In a previous blog, we connected this analysis of data to agency transformation (see the 5 Stages of Transformative Management for Law Enforcement). We mapped a typical agency’s journey from an undefined process to a transformative one and the distinct stages in between (including analytic). Well-documented processes with automated data collection get agencies pretty far along the path – without this data, you’d have nothing to analyze – though it takes more than just data to transform an agency. Each data point is like a rain drop. When you have a documentation process in place, you can get to the point where you know it’s raining and intuit how much rain is falling. It is Analytics that provides you with the information to decide whether or not you need an umbrella.
Using Analytics to Generate Actionable Insight
In this context, analytics refers to both the approaches and the software that can process massive amounts of varying data types within set parameters (provided by a user) to uncover patterns – achieving a level of insight that would be prohibitively difficult to do without the assistance of a computer. Law enforcement has used analytics to explore tactics to advance the efficacy of policing. This is only possible because of the data created by officers, both digital and not. At this level, an agency is just asking its officers to do paperwork. Necessary, no doubt, if only to have a chain of documents to audit. But agencies could be using this information to help officers get better at their jobs.
For the individual officer, analytics can guide continuous growth and improvement. How you measure this progress will depend on what standards your agency implements, but generally speaking, observable “growth and improvement” is any behavior that moves an officer up and to the right from whatever baseline expectations you set for them. If data indicates an officer is more likely to use force during third watches, you might consider evaluating them for sleep hygiene or avoid assigning them to third watch. It could be this individual is less likely to de-escalate when their natural sleep patterns are disrupted. Or maybe additional training paired with mindfulness coaching could be part of the solution. Instead of policy-driven management – which operates on whether an officer is following the rules or not – we can use data analysis to understand what behavior, coupled with training, leads to the best overall outcomes for an officer and the community.
This is similar to the type of ongoing growth we expect from other industries. Doctors are evaluated by their outcomes as well as subjective factors like bedside manner and perceived empathy. The same could be said for teachers, who receive regular evaluations from students and have access to myriad professional development opportunities. There is a distinct difference between an average doctor and an exceptional one; a teacher with room for improvement, and one voted Teacher of the Year.
Beyond certification for weapon and tactical systems, officers grow and improve throughout their careers.
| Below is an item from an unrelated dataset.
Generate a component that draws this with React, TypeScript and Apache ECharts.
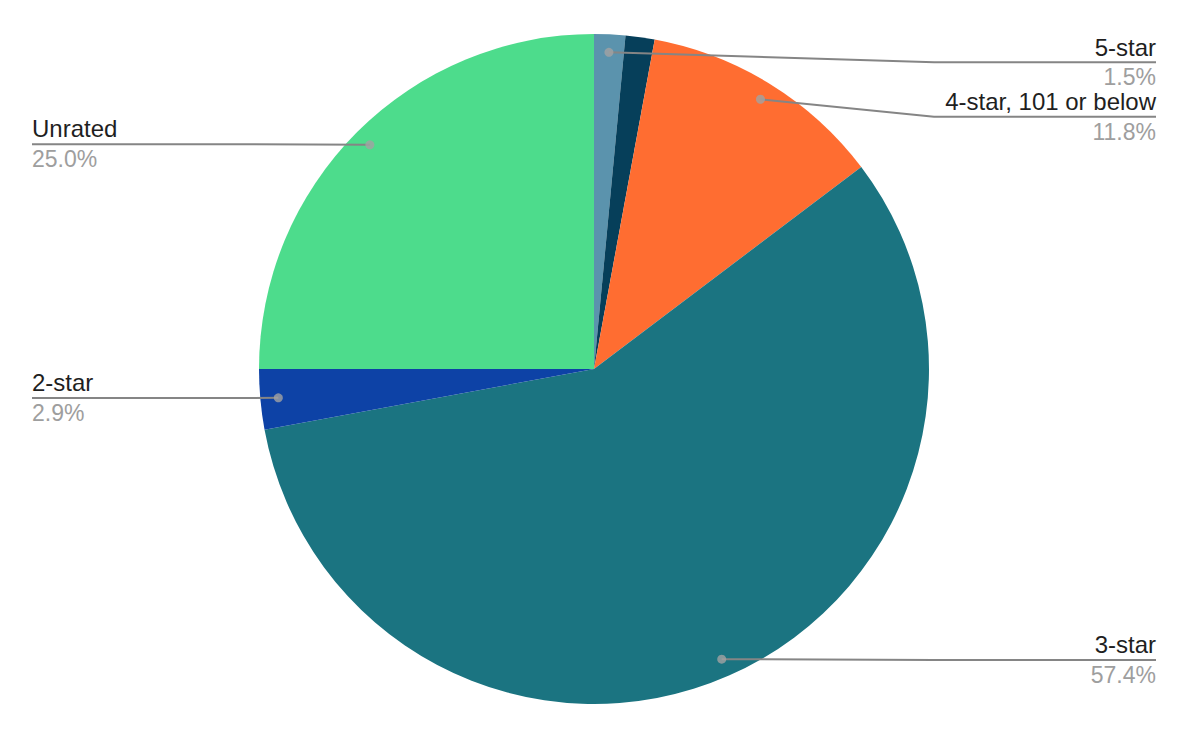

Officers are continuously refining their approach to interacting with the civilian population and each other. Yet this process of improvement is often independent of explicit agency guidance. Officers grow (or not) on their own, absent the same type of regular feedback and guidance from supervisors typically considered table stakes in other professions.
How can supervisors use data to help officers improve?
We can apply analytics to four areas of law enforcement: understanding what types of people tend to be exceptional police officers; identifying an agency’s best officers to help supervisors develop models for professional development; gauging the impact of trauma exposure on officers; and identifying and addressing behavior patterns that are likely to precede adverse events with civilians.
Policing is a difficult job. Successful officers project empathy and power simultaneously while responding appropriately to rapidly evolving situations. In the same way everyone isn’t built to play professional football or achieve Grandmaster status in chess, not every person is wired to be an officer. In theory, anyone can throw a football well or recognize opportunities on a chessboard – some just come by these skills more naturally.
Over time, we can begin to understand why certain individuals get things wrong and how others can learn from it. The stakes are undoubtedly high: mistakes can put an individual officer at risk as well as members of the community. Yet through the use of data, agencies can provide tailored, outcome-specific feedback to individual officers based on their own unique profile so they can improve.
To get these results, agencies have to familiarize themselves with the limitations of certain types of data processing. It’s a step in the right direction whenever an agency implements a process for objective self-evaluation. However, some methods for using data to manage officers that were once thought to be effective are no longer reliable sources of insight.
Beyond trigger-based personnel management
A primary example of using data more effectively to manage and support officers is the use of early warning systems. Since the 1970’s, agencies implemented early warning systems to flag officers acting outside a predetermined norm. Supervisors configured the system’s “triggers” using a blend of experience and intuition. Research has shown this approach is ineffective: trigger-based systems fail to correctly identify off-track officers. Further, they focus solely on what not to do rather than what officers could be doing to improve.
Data Science empowers us to move beyond these simple mechanics. Instead of intuition, we can use insight generated through rigorous analysis of longitudinal data. This enables an agency to provide tailored management to its officers. This leads to more effective policing and by extension a safer, and engaged, community.